The gardens are also where breakfast and high tea were served. The fresh homemade lemon juice an absolute hit, as was the fresh locally sourced ‘contemporary Karoo country cuisine’ – thank you Charles and the team! What I loved most about the food is the fact that most of the ingredients are either grown on the property or sourced from neighbouring farms and local suppliers. Think organic Karoo chickens and Karoo lamb (special because of the wild herbs they eat when grazing). As well as some great local ‘Charles’ specialities like pickled agave buds (produced locally from what used to be tequila factory), spekboom and venison and of course wild herbs like the kapok bos.


Picking fresh herbs

Mount Camdeboo employs approximately 50 staff members, the majority of which are from the local community, with some, like chef Margaret having grown up on the farm. I loved the friendly manner and smiles we were greeted with… always. The way that nothing was too much effort and how we were made to feel comfortably ‘at home’.

Once out in the reserve we experienced their commitment to conservation first-hand, with Les our ranger explaining the intensive rehabilitation that has taken place to restore the overgrazed farmland to its natural state. He tells us that conservation and sustainable utilisation is key, and that an integrated ecological management plan ensures the restoration of the Karoo fauna and flora, such as the endangered Cape Mountain zebra, cheetah and blue crane. We track Thandeka the female cheetah with little success… us getting just a fleeting glance of her. The cheetah are collared for monitoring purposes, and to put the surrounding sheep farmers at ease.

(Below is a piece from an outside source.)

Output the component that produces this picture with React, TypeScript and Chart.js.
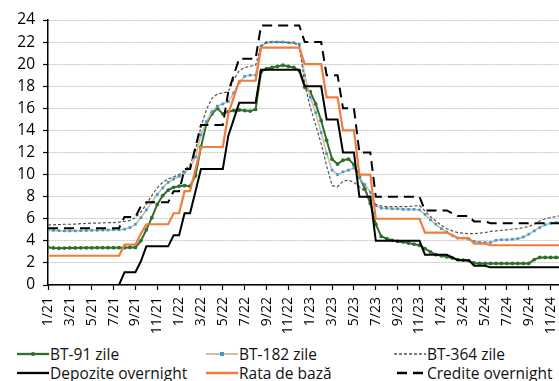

Tracking Thandeka the female cheetah with Les

Les also tells us about the spekboom project (in partnership with C4 Solutions), where they plan is to plant up to 110 hectares with about 2500 spekboom cuttings per hectare, each being GPS plotted for future research and studies. Spekboom, Portulacaria afra, (also known as ‘elephant’s food’) has huge carbon- storing capabilities and is often planted to offset carbon emissions – it is thought that each hectare of spekboom can ‘capture’ four tons of carbon.


Learning about spekboom from Les, our ranger

I loved the changing terrain and vegetation… from the dwarf shrubland of the Nama Karoo, dense bushveld and forested ravines, hillsides dotted with of aloes and spekboom to the expansive grasslands of the mountain plains.

A place of big skies, wide open spaces, spectacular sunsets and wonderful biodiversity.


Spectacular sunsets at Mount Camdeboo © Tessa Buhrmann

Responsible Tourism best – the local employment

Personal best – the fact that we arrived as guests and left as friends… thank you Les, Jaunita, Charles and the team!